Metals are the go-to lure for landbased spinmen, but are also an effective weapon in the boat brigade’s arsenal. It’s always worth having an extra rod rigged with a metal rigged up when fishing the rocks in case a surface feeding frenzy erupts within casting range.
Soft plastic lures have been available in various incarnations for decades now, but it’s really in the last 15 years that their use has exploded.
Initially, plastics where primarily used to target a few common estuarine species including flathead and bream, but there are now anglers catching everything from trout to marlin on rubber.
Flathead are a great species on which to practice the art of plastic fishing, as they react so dynamically to a weighted rubber presentation bounced in front of their noses.
Jewfish and snapper are a couple of other demersal species that can be targeted very effectively on soft plastics both in the frothy washzones fronting the ocean rocks, as well as on deeper offshore reefs and wrecks.
Pelagic species like kingfish love to smash large soft plastic lures that are cast and retrieved across the surface. A heavily weighted plastic is a great option to cast at a surface bust up or baitball.
The primary weapon at the disposal of the offshore angler plumbing the depths. Knife jigs weighing at least 100 grams and up to one kilogram are the most popular style of jig used to target big rampaging kings, samsonfish and dogtooth tuna in deep water.
The deeper the water and faster the current, the heavier the jig required in order to hit bottom.
Working big heavy jigs up from the depths is heavy physical work – and that’s before an angry 20kg hoodlum king decides to scoff your jig!
Specialised modern jigging reels like the Alvey Offshore 0S300 are developed specifically for this style of fishing and take some of the pressure off the angler, while being able to maintain ultra high drag settings in order to stop truly big fish.
Anglers that prefer to stick with threadline setups can choose a beefed up spin reel like the Orbiter 0SR160 when tangling with oversized reef dwellers.
A few newer styles of jig have been developed in more recent years, including a range of lighter weight jigs that can be effectively fished in quite shallow water, and even from the shore.
These jigs are available in various sizes and are often used to target mid-sized reef dwelling species like snapper, morwong and jewfish down south, as well as various trevally species, fingermark tuskies and other reef dwellers in warmer tropical waters.
There’s nothing quite like watching a popper getting sucked from the ocean’s surface in a boiling implosion.

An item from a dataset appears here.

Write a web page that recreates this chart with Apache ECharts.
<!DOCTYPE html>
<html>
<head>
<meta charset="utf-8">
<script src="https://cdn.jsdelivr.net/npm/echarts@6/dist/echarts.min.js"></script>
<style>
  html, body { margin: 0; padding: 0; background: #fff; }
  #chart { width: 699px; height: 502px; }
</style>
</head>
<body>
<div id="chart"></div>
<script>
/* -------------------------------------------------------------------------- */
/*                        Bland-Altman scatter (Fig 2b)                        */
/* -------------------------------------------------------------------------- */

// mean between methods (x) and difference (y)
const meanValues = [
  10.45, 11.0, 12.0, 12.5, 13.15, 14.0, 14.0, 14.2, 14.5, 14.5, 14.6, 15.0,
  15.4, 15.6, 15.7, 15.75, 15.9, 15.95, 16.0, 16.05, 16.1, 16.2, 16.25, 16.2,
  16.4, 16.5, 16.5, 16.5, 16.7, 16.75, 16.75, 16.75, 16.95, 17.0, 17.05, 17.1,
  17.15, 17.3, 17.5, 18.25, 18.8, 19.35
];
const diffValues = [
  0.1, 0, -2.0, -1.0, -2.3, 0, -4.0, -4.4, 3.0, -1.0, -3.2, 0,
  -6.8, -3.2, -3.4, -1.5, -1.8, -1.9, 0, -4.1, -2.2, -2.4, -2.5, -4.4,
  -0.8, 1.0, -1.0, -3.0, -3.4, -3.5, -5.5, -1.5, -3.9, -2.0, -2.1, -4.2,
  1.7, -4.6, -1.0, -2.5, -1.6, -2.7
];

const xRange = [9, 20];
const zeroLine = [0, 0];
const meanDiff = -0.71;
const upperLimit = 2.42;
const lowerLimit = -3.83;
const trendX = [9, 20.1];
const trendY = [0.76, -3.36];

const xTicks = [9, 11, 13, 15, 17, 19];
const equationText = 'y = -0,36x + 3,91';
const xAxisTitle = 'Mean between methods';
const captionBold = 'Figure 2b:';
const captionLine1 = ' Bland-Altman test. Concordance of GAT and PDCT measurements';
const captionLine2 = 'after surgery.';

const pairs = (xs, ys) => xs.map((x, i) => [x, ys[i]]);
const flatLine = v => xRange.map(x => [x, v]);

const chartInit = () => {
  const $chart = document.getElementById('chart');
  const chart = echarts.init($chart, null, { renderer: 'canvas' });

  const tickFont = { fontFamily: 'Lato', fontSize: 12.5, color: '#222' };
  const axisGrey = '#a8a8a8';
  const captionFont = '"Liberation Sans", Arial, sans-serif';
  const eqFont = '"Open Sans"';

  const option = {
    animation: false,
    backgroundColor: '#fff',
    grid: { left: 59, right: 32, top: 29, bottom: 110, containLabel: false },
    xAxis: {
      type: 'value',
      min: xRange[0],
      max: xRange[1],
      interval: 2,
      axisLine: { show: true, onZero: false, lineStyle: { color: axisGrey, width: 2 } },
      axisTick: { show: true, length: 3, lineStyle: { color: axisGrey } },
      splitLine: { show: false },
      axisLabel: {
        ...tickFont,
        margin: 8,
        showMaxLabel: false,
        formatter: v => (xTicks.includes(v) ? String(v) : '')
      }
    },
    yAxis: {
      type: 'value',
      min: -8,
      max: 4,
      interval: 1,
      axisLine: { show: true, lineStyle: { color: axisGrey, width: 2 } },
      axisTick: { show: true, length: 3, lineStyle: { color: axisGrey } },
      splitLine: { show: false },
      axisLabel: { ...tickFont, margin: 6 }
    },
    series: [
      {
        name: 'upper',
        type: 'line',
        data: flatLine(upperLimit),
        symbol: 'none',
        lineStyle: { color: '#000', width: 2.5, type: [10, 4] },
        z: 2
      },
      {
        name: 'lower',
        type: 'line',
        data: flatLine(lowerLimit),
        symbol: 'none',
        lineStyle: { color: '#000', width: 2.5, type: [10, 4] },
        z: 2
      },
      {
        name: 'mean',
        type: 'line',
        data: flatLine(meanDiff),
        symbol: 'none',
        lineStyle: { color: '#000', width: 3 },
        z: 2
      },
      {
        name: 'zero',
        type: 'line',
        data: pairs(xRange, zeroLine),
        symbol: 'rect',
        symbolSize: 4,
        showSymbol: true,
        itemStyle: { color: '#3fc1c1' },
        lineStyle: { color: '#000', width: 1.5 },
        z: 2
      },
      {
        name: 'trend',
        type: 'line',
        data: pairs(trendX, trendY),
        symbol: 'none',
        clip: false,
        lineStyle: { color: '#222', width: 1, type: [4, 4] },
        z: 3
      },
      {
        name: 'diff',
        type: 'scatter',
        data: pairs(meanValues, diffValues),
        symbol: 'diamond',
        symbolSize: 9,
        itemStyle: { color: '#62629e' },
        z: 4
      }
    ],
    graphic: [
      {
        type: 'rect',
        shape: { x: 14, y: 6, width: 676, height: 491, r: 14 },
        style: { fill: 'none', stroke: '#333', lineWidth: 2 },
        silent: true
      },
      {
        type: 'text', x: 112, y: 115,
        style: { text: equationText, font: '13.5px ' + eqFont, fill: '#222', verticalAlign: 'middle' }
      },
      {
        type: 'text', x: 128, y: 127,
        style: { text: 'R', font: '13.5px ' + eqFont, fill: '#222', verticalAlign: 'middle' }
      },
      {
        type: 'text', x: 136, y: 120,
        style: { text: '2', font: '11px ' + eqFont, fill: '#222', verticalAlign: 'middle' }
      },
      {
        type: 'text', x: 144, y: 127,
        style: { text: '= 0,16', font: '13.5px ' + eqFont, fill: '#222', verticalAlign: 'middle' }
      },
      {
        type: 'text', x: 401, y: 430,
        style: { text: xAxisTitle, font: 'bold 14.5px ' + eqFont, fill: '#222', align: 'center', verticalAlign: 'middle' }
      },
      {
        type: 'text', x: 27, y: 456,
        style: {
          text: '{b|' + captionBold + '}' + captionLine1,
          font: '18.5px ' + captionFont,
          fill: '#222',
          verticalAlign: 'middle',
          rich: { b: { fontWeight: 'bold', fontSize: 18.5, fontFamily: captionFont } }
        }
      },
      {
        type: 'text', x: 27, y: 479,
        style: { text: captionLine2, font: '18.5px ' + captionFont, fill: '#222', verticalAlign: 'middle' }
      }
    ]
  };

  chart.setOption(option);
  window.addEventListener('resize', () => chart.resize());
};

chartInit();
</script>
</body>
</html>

It’s obvious from your first hook up why guys get addicted to this style of fishing.
Surface lures generally float and are designed to cause some sort of disruption as they’re retrieved along the water’s surface.

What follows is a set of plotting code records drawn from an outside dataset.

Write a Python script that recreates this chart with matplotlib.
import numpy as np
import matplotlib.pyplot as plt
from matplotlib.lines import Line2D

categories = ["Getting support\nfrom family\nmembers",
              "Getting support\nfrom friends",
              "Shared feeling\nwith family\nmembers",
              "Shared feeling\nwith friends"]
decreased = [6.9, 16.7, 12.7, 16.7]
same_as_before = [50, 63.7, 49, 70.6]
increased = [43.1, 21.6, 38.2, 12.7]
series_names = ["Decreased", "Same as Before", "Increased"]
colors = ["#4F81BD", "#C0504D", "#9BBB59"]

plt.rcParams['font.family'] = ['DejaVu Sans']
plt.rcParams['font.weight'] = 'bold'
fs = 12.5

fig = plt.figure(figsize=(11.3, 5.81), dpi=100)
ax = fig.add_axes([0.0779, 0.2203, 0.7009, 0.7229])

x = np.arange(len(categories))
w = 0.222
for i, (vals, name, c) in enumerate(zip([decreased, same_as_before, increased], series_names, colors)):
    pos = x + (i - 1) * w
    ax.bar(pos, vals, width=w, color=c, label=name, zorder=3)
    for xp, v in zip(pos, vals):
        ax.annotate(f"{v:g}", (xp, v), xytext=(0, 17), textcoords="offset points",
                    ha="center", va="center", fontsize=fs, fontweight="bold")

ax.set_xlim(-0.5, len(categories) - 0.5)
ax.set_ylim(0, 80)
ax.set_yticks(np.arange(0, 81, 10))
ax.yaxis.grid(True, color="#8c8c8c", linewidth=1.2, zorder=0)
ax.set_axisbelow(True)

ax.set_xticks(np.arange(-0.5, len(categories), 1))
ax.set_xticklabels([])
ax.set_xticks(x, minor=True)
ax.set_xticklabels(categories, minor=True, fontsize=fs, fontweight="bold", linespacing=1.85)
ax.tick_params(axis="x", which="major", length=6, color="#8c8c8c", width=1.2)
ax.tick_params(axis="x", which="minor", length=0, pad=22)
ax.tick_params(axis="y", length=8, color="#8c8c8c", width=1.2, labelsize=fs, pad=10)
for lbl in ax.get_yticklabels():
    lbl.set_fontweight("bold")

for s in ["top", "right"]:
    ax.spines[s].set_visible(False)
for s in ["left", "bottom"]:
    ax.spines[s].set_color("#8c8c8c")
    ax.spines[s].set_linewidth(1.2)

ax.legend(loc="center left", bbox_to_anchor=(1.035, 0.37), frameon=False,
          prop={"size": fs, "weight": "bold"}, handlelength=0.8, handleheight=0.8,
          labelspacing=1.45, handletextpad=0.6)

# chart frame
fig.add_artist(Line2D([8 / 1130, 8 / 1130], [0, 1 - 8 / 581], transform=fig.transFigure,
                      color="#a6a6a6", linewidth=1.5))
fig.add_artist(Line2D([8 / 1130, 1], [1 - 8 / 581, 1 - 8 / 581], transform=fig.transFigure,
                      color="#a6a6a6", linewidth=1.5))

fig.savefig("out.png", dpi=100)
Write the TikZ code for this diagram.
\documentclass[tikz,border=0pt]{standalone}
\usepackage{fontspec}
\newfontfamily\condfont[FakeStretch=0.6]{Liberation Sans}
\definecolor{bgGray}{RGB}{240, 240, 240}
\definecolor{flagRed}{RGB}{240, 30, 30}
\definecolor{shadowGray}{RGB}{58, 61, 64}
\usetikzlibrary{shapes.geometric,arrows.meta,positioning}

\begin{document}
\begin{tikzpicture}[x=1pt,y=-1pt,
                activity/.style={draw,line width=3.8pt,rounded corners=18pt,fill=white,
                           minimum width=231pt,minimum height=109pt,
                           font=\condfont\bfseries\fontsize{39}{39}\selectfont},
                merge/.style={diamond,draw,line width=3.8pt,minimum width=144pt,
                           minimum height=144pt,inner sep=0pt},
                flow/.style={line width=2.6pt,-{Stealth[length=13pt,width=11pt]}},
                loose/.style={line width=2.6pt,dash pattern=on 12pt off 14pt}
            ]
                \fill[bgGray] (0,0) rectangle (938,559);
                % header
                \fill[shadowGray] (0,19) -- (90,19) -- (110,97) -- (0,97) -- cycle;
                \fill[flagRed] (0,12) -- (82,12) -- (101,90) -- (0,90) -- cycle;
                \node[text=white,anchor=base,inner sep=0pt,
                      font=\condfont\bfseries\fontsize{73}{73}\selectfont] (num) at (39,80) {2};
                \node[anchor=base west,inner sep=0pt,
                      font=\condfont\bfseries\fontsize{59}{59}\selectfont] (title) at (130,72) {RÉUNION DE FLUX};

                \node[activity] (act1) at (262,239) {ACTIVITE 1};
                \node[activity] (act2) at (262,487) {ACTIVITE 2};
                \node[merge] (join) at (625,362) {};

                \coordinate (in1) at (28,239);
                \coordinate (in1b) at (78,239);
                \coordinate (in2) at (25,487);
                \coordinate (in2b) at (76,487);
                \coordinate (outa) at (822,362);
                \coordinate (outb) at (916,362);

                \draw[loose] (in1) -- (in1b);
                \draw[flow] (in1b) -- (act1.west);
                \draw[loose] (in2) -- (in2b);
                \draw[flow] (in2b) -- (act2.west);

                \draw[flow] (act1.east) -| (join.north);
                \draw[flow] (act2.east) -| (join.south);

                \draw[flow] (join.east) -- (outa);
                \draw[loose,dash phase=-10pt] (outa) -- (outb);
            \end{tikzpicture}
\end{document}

The classic surface lure design is the popper, which has an elongated body and a concave cup face that causes big splashes of water to be sprayed as it’s worked in short jerky bloops or at a faster, more consistent, pace.

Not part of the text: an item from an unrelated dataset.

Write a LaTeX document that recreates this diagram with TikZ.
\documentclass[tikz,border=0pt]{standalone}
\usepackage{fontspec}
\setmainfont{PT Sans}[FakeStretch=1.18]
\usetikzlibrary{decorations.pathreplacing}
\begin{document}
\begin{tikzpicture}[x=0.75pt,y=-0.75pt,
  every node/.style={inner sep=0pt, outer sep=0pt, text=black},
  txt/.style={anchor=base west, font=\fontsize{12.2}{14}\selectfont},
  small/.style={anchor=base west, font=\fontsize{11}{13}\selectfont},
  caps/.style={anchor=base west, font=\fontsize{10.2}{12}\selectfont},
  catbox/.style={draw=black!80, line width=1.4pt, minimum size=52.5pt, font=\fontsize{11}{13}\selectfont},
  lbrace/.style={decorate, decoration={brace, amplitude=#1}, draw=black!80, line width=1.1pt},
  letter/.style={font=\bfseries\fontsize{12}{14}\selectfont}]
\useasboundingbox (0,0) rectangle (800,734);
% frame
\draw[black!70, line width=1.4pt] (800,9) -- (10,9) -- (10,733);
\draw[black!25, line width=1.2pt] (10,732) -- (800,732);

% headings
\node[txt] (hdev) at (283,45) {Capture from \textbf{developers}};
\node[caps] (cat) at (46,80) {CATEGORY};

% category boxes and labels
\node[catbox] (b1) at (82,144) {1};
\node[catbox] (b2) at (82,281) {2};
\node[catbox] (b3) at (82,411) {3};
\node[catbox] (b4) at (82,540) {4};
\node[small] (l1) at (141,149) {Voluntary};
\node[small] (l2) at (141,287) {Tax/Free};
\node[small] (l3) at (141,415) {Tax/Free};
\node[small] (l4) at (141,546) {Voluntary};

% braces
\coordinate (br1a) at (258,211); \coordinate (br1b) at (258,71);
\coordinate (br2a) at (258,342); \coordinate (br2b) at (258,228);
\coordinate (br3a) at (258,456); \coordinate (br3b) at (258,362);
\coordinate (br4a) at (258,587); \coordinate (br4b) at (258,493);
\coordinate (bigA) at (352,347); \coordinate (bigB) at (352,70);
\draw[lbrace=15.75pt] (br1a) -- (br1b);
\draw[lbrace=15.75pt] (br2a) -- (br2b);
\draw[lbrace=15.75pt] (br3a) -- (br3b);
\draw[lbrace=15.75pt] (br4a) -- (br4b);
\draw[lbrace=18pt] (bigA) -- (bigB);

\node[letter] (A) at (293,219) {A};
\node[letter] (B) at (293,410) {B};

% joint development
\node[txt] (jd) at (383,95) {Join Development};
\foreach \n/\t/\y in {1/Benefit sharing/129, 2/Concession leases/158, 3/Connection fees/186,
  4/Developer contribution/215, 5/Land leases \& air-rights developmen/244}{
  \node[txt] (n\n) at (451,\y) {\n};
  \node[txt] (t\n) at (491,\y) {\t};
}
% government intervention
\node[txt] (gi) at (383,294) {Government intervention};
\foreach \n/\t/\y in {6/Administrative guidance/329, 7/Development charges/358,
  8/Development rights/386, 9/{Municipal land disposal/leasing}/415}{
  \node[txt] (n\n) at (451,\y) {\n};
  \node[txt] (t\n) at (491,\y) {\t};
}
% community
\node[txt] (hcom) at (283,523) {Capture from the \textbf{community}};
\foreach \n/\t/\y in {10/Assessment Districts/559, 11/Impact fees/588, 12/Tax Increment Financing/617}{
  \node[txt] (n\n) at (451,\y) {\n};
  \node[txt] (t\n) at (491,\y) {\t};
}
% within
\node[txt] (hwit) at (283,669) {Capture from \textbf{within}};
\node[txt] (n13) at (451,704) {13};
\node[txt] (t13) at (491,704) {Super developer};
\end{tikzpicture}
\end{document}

These lures are designed to imitate an injured baitfish that is behaving abnormally, thus making for an easier meal.
The blooping and splashing can draw the attention of predators from a long way off, and the visual aspect of this style of fishing can be incredible.
Australian bass are suckers for small poppers that mimic struggling cicadas on hot summer evenings.
At the other end of the spectrum, the mighty giant trevally is one of the most challenging fish in the world to land on casting tackle, and they’re particularly fond of slurping down oversized poppers.
Other variations of surface lures include streamlined pencil poppers and stickbaits, both styles of lure appeal to a broad cross section of species, and anglers are constantly pioneering new ways to use these lures to encourage strikes from new and different species.
Whatever your level of experience and commitment to fishing, one thing that’s for sure is that building experience fishing lures will make you a better angler.